I loved how Cameron shows up to defend John against the other Terminator and he and Sarah hardly bat an eyelid. None of those silly questions about whether she’s trustworthy, she just saved his life and they’ve been through all this before, hi Cameron, welcome to the team!

On the other hand, there were a few fairly important questions I was disappointed John didn’t ask, along with several points my writer-brain is a little disappointed they didn’t even mention in passing - even just in the name of making things more accessible for anyone who hasn’t seen the movies, or simply refreshing the audience’s memories about how this all works. Even just something to the effect of “So you’d be another Terminator the resistance reprogrammed? They do a lot of that these days?” Hardly crucial, but I’m curious. Are the T2 Terminator and Cameron the only examples of their kind, or does the resistance have its whole own army of Terminators on their side these days? In T2 John takes the first chance he gets to ask his new protector a lot of intelligent and important questions, and lays down his no-killing ground rule shortly thereafter. Five years on, John has less reason to have to ask those questions, but it’s a little disappointing to see him being so much less proactive than his ten-year-old self, especially when Cameron dodges the one important question he does ask her. I do realise that they’re probably saving a lot of those answers for future plot points, but that doesn’t mean I’m not missing seeing them raised now.

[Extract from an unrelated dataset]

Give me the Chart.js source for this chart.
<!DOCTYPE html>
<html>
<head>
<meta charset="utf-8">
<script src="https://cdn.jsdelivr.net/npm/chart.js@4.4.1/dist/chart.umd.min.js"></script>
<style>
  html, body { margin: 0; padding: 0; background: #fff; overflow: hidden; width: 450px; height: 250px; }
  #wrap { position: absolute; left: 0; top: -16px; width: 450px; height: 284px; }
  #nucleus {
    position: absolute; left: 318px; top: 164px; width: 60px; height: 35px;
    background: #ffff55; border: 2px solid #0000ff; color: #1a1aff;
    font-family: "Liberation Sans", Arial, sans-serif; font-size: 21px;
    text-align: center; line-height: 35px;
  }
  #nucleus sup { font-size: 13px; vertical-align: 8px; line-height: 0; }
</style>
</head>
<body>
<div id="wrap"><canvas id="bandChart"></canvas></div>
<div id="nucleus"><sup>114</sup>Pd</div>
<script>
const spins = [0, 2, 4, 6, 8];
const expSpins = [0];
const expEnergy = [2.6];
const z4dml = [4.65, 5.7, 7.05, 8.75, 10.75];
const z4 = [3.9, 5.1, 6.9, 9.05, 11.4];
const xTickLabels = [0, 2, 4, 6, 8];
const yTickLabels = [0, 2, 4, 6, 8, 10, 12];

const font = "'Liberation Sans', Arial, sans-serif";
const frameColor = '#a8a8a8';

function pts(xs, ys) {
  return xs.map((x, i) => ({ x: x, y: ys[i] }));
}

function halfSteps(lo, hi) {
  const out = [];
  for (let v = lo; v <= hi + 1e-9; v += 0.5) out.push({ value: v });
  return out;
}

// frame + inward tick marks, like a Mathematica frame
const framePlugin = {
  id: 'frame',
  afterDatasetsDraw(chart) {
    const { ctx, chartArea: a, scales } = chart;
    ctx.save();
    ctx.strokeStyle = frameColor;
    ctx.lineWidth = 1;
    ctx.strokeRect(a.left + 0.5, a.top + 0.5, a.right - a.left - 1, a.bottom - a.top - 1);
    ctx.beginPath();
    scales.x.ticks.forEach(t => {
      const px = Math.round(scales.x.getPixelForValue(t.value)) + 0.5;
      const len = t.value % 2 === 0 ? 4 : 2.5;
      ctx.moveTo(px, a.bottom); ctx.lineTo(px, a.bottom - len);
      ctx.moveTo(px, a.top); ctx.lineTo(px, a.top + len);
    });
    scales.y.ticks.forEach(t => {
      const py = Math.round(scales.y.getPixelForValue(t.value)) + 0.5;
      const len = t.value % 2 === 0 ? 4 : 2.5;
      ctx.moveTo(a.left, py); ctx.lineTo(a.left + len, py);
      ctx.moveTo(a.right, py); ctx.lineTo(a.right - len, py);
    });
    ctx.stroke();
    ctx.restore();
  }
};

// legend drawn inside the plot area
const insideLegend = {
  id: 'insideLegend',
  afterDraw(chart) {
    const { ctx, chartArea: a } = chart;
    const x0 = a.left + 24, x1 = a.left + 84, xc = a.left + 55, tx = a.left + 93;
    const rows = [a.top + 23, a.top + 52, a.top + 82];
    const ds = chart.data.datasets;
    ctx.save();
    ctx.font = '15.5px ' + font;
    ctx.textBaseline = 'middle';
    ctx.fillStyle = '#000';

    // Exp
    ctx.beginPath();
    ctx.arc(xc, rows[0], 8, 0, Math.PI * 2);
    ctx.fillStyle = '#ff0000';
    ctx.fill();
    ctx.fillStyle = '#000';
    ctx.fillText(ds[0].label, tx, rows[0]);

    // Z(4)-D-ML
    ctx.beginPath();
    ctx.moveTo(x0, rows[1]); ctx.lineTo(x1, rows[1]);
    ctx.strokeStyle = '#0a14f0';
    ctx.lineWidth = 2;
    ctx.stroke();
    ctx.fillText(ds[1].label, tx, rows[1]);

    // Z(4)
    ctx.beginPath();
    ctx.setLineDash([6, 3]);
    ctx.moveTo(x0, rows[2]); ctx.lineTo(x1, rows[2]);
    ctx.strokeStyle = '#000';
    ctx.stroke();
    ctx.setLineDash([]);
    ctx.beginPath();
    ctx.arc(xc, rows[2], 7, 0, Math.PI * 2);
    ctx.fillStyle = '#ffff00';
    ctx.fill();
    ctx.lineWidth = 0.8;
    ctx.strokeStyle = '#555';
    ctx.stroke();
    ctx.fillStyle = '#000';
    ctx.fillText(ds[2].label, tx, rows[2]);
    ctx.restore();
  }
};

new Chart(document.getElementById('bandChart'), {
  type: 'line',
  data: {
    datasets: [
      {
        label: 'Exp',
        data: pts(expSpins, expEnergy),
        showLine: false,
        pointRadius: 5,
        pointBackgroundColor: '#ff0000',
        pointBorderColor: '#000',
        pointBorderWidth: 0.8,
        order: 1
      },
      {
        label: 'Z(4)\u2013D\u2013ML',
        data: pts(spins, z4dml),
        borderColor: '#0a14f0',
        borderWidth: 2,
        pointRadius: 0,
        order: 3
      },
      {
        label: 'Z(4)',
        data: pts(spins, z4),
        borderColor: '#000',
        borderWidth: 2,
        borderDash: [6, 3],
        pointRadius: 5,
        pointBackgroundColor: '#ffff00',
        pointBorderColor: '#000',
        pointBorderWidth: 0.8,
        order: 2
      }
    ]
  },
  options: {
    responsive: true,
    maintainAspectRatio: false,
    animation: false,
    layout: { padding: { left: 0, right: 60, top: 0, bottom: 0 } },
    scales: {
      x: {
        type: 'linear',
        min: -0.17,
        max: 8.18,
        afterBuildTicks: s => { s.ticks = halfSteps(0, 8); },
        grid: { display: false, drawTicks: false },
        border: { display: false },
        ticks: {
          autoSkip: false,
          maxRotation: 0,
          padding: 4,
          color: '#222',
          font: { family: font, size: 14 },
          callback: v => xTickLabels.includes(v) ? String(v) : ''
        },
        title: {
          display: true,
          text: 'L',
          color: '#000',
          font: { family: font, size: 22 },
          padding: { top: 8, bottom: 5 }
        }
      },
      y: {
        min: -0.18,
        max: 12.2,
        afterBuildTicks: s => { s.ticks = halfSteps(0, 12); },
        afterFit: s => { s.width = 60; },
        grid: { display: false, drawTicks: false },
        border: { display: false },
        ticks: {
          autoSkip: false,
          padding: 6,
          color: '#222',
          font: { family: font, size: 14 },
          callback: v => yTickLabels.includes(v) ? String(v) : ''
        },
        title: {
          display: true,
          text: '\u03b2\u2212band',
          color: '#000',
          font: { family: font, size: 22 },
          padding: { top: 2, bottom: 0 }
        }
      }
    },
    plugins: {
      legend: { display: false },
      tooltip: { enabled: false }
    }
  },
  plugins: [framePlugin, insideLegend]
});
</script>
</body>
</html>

Maybe the biggest disappointment out of those scenes is that the good old Schwarzenator who was such an important figure to John back in T2 - who had to have been one of the first things to spring to his mind when a new friendly Terminator shows up - did not get so much as an oblique side-reference, and that makes my inner T2 fangirl awfully sad.

In conclusion: Undecided. Will probably give it another episode or two and see how it goes.